## Exercise description
Give back all the data exactly, line by line.

= = = = =

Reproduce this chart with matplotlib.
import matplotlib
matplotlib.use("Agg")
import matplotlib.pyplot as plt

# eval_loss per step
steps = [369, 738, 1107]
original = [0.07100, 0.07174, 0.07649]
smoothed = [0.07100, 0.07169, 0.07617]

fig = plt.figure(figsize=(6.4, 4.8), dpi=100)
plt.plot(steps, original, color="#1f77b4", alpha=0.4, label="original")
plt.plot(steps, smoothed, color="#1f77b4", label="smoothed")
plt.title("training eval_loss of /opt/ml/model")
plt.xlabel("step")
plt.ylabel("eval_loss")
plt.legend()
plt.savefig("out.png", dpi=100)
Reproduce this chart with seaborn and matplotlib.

= = = = =

## Task output
Reproduce this chart with matplotlib.
import matplotlib
matplotlib.use("Agg")
import matplotlib.pyplot as plt

# eval_loss per step
steps = [369, 738, 1107]
original = [0.07100, 0.07174, 0.07649]
smoothed = [0.07100, 0.07169, 0.07617]

fig = plt.figure(figsize=(6.4, 4.8), dpi=100)
plt.plot(steps, original, color="#1f77b4", alpha=0.4, label="original")
plt.plot(steps, smoothed, color="#1f77b4", label="smoothed")
plt.title("training eval_loss of /opt/ml/model")
plt.xlabel("step")
plt.ylabel("eval_loss")
plt.legend()
plt.savefig("out.png", dpi=100)
Reproduce this chart with seaborn and matplotlib.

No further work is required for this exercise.